Helsinki
Committee for Human Rights in Serbia Organizes the Conference
"Kosovo Status and Standards: Towards Assuring
Regional Security and Stability"
06/16/2006 , HCHRS
The Helsinki Committee for Human Rights organized the
conference under the title "Kosovo Status and Standards: Towards
Assuring Regional Security and Stability" on June 5-6, 2006 in the
Belgrade Intercontinental Hotel. It were the King Baudouin Foundation
and the Fund for an Open Society, Belgrade, that supported this major
gathering under the project "Belgrade-Prishtina: Steps to Build
Confidence and Understanding - A Follow-up Conference."
This fifth in the series of dialogues that have been
assembling intellectuals, NGO activists and politicians from Serbia and
Kosovo since 1998 mostly focused the issues such as the position of
Kosovo minorities, the situation in Kosovska Mitrovica and the
possibilities for overcoming the town's division.

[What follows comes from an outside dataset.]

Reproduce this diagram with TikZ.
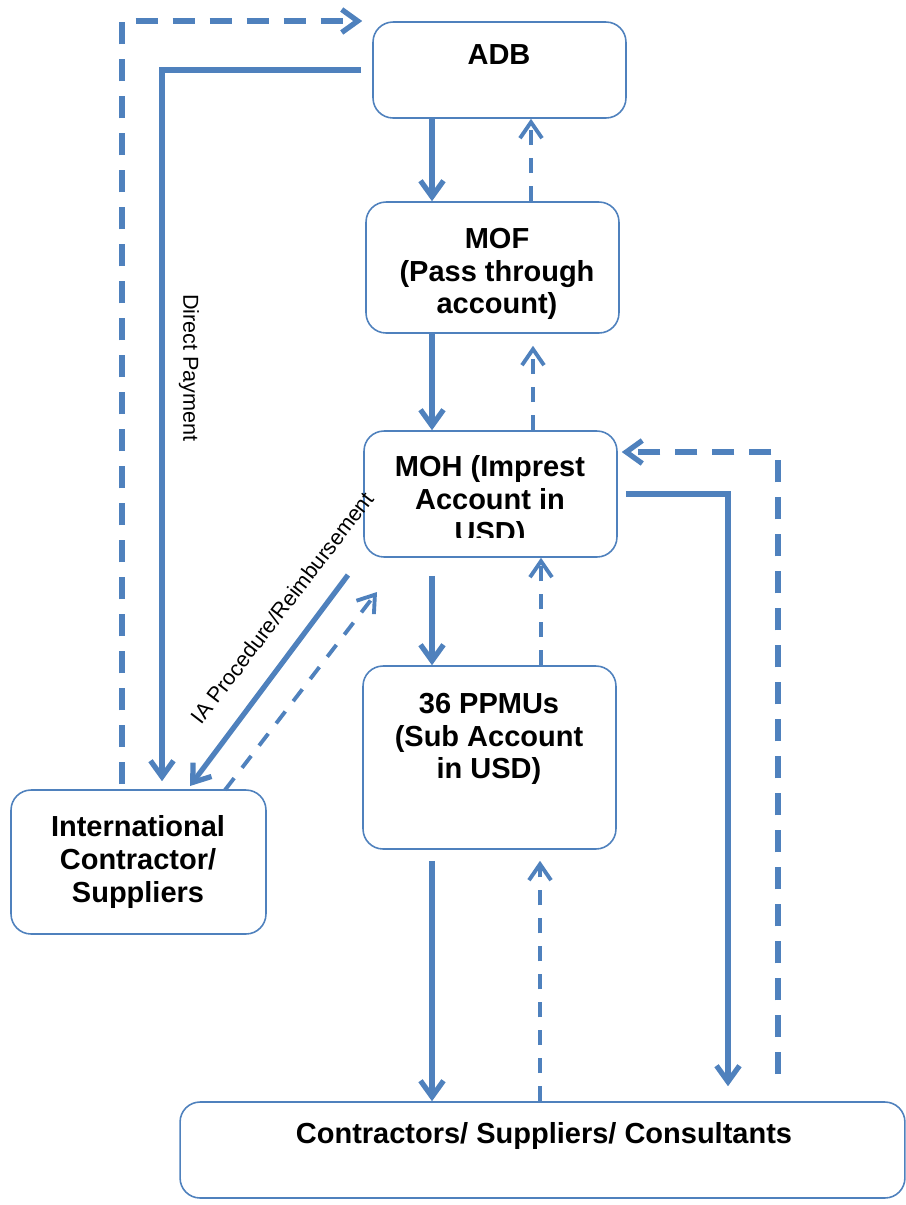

Over 60 participants from Serbia and Kosovo presented
their views and analyses of the current situation in Kosovo. They
particularly broached the status and position of minorities as
preconditions for the development of Kosovo's democratic potential to
which the solution of the Kosovska Mitrovica problem will be the litmus
test. In his capacity as a panelist in the conference, lawyer Azem
Vllasi underlined that all political parties in Kosovo should be aware
that independent Kosovo would be recognized as a democratic state and
law-abiding community only if it guaranteed full respect for the rights
of all ethnic groups and minorities. "Serbia's authorities engaged in
the negotiating process should not appeal to the Kosovo Serbs to refrain
from participating in local institutions and thus fuel their hopes that
Kosovo would return under Belgrade's jurisdiction," said Vllasi.
Dissecting the official Belgrade's role in Kosovo so far, Cedomir
Jovanovic, leader of the Liberal Democratic Party, said that
Belgrade-Prishtina partnership was the key prerequisite to
reconciliation of all nations in Kosovo and its democratic prospects.
Chairwoman of the Helsinki Committee Sonja Biserko
expressed her fears that well-known methods would continue to obstruct
the untying of the Kosovo knot. "The partition option is once again in
circulation.Further, some threaten with exodus of the Serbs from Kosovo
enclaves. The Kosovo elite must take into account such and similar
challenges and act preventively."
A possible partition of Kosovo would be a time bomb in
this part of the Balkans, agreed the participants in the conference.
Therefore, the Contact Group's stance that there would be no partition
of Kosovo was not enough per se - it should be followed by active policy
and concrete measures.
The conference ended by adopting a joint declaration.